Determine the number of lines in the data that include the word "code", and write only that number.

═══ Information supplied

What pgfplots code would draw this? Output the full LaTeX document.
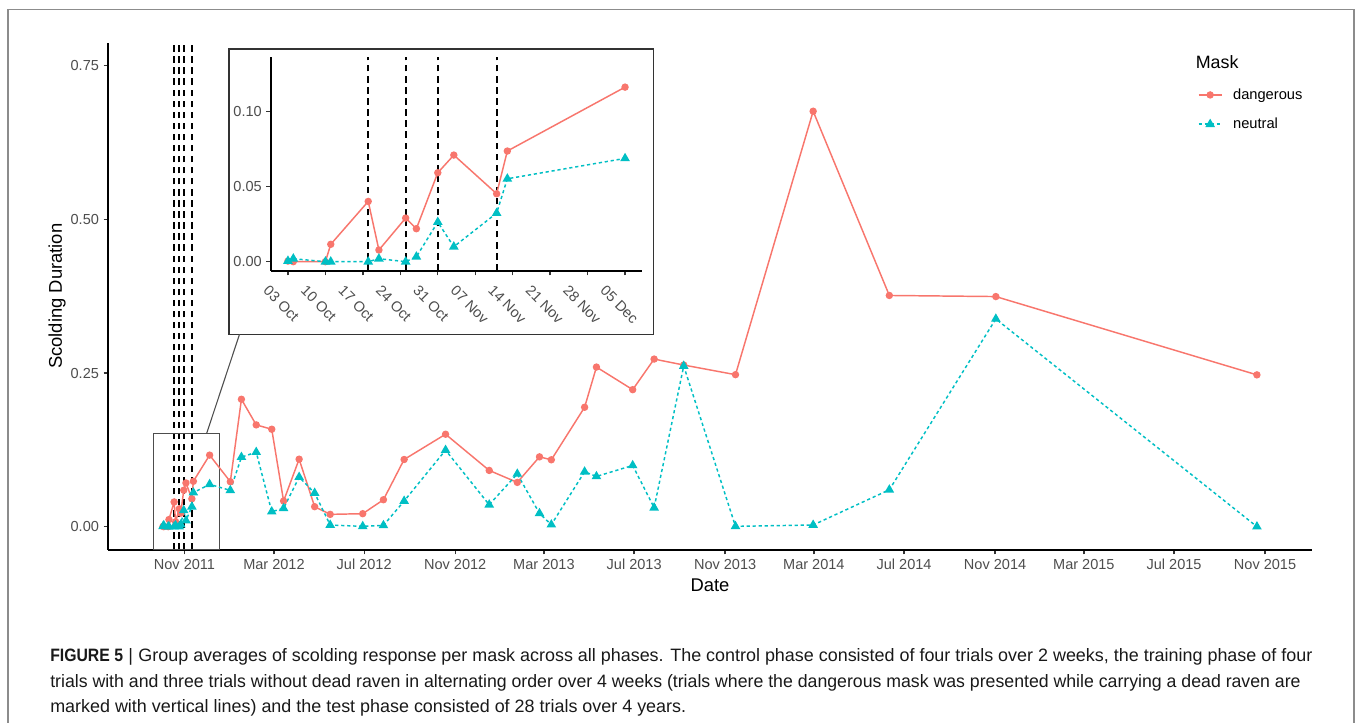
\documentclass[border=0pt]{standalone}
\usepackage{fontspec}
\setmainfont{Liberation Sans}
\usepackage{pgfplots}
\usepackage{pgfplotstable}
\pgfplotsset{compat=1.18}
\definecolor{dang}{HTML}{F8766D}
\definecolor{neut}{HTML}{00BFC4}
\definecolor{gthirty}{HTML}{4D4D4D}
\definecolor{gtwenty}{HTML}{333333}

% days since 2011-10-01
\pgfplotstableread{
d v
2 0.0004
3 0.0
9 0.0
10 0.0116
17 0.0402
19 0.0078
24 0.0291
26 0.0220
30 0.0593
33 0.0711
41 0.0453
43 0.0738
65 0.1164
93 0.0731
108 0.2073
128 0.1656
149 0.1585
165 0.0417
186 0.1098
207 0.0325
228 0.0200
272 0.0211
300 0.0438
328 0.1093
384 0.1504
443 0.0915
481 0.0720
511 0.1136
527 0.1088
572 0.1943
588 0.2597
637 0.2229
666 0.2727
706 0.2630
776 0.2473
881 0.6760
984 0.3762
1128 0.3744
1481 0.2470
}\dangtab

\pgfplotstableread{
d v
2 0.0005
3 0.0020
9 0.0
10 0.0
17 0.0
19 0.0020
24 0.0
26 0.0033
30 0.0264
33 0.0100
41 0.0324
43 0.0553
65 0.0689
93 0.0590
108 0.1131
128 0.1212
149 0.0244
165 0.0298
186 0.0806
207 0.0547
228 0.0027
272 0.0005
300 0.0020
328 0.0417
384 0.1245
443 0.0357
481 0.0858
511 0.0216
527 0.0032
572 0.0893
588 0.0817
637 0.0996
666 0.0308
706 0.2614
776 0.0005
881 0.0027
984 0.0600
1128 0.3380
1481 0.0
}\neuttab

\tikzset{vline/.style={black, line width=1.3pt, dash pattern=on 4.8pt off 3.5pt}}
\pgfplotsset{
  ggstyle/.style={
    scale only axis,
    axis lines=left,
    axis line style={-, line width=1.3pt, black},
    tick align=outside,
    major tick length=3.5pt,
    tick style={line width=1pt, gtwenty},
    ticklabel style={font=\fontsize{10.9}{12}\selectfont, text=gthirty},
    clip=true,
  },
  dangplot/.style={dang, line width=1.1pt, mark=*, mark size=2.2pt, mark options={solid}},
  neutplot/.style={neut, line width=1.1pt, dash pattern=on 2.4pt off 2.1pt, mark=triangle*, mark size=3.1pt, mark options={solid}},
}

\begin{document}
\begin{tikzpicture}
\begin{scope}[x=0.75pt,y=-0.75pt]
\useasboundingbox (0,0) rectangle (1356,723);
\coordinate (mainSW) at (108.3,549.7);
\coordinate (insetSW) at (271.1,270.7);
\draw[color=black!45, line width=0.8pt] (8,723) -- (8,9.5) -- (1354,9.5) -- (1354,723);
\end{scope}

\begin{axis}[
  ggstyle,
  at={(mainSW)}, anchor=south west,
  width=902.5pt, height=380.25pt,
  xmin=-72, xmax=1555, ymin=-0.0375, ymax=0.7875,
  xtick={31,152,274,397,517,639,762,882,1004,1127,1247,1369,1492},
  xticklabels={Nov 2011,Mar 2012,Jul 2012,Nov 2012,Mar 2013,Jul 2013,Nov 2013,Mar 2014,Jul 2014,Nov 2014,Mar 2015,Jul 2015,Nov 2015},
  ytick={0,0.25,0.5,0.75},
  yticklabels={0.00,0.25,0.50,0.75},
  xlabel={Date}, ylabel={Scolding Duration},
  xlabel style={at={(axis description cs:0.5,-0.0696)}, anchor=center, font=\fontsize{13.8}{16}\selectfont},
  ylabel style={at={(axis description cs:-0.0426,0.5)}, anchor=center, font=\fontsize{13.8}{16}\selectfont},
  legend style={at={(0.9053,0.9152)}, anchor=north west, draw=none, fill=none, inner sep=0pt,
    font=\fontsize{11}{13}\selectfont, row sep=8.5pt, cells={anchor=west},
    /tikz/every odd column/.append style={column sep=6pt}},
  legend image code/.code={\draw[mark repeat=2,mark phase=2] plot coordinates {(0pt,0pt) (8.6pt,0pt) (17.25pt,0pt)};},
]
\draw[vline] (17,-0.0375) -- (17,0.7875);
\draw[vline] (24,-0.0375) -- (24,0.7875);
\draw[vline] (30,-0.0375) -- (30,0.7875);
\draw[vline] (41,-0.0375) -- (41,0.7875);
\draw[gthirty, line width=0.8pt] (-11,-0.0375) rectangle (78.3,0.152);
\addplot[dangplot] table[x=d,y=v] {\dangtab};
\addlegendentry{dangerous}
\addplot[neutplot] table[x=d,y=v] {\neuttab};
\addlegendentry{neutral}
\end{axis}

\begin{scope}[x=0.75pt,y=-0.75pt]
\node[anchor=west, inner sep=0pt, font=\fontsize{13.4}{15}\selectfont] at (1195.5,61.7) {Mask};
% inset frame
\fill[white] (229,49) rectangle (653.4,334.3);
\draw[gtwenty, line width=0.9pt] (229,49) rectangle (653.4,334.3);
\draw[gthirty, line width=0.8pt] (206.7,433.3) -- (239.5,334.3);
\end{scope}

\begin{axis}[
  ggstyle,
  at={(insetSW)}, anchor=south west,
  width=278.1pt, height=160.5pt,
  xmin=-1.15, xmax=68.15, ymin=-0.006, ymax=0.1367,
  xtick={2,9,16,23,30,37,44,51,58,65},
  xticklabels={03 Oct,10 Oct,17 Oct,24 Oct,31 Oct,07 Nov,14 Nov,21 Nov,28 Nov,05 Dec},
  xticklabel style={rotate=-45, anchor=north west, xshift=-8.25pt, yshift=-11pt},
  ytick={0,0.05,0.1},
  yticklabels={0.00,0.05,0.10},
  restrict x to domain=0:66,
]
\draw[vline] (17,-0.006) -- (17,0.1367);
\draw[vline] (24,-0.006) -- (24,0.1367);
\draw[vline] (30,-0.006) -- (30,0.1367);
\draw[vline] (41,-0.006) -- (41,0.1367);
\addplot[dangplot] table[x=d,y=v] {\dangtab};
\addplot[neutplot] table[x=d,y=v] {\neuttab};
\end{axis}

% caption
\begin{scope}[x=0.75pt,y=-0.75pt, every node/.style={anchor=base west, inner sep=0pt, font=\fontsize{13.45}{15}\selectfont, text=black!90}]
\node at (50,661.7) {\scalebox{0.88}[1]{\textbf{FIGURE 5}}\hspace{0.3em}|\hspace{0.3em}Group averages of scolding response per mask across all phases. The control phase consisted of four trials over 2 weeks, the training phase of four};
\node at (50,687) {\scalebox{0.987}[1]{trials with and three trials without dead raven in alternating order over 4 weeks (trials where the dangerous mask was presented while carrying a dead raven are}};
\node at (50,712) {marked with vertical lines) and the test phase consisted of 28 trials over 4 years.};
\end{scope}
\end{tikzpicture}
\end{document}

══════

# Exercise answer
2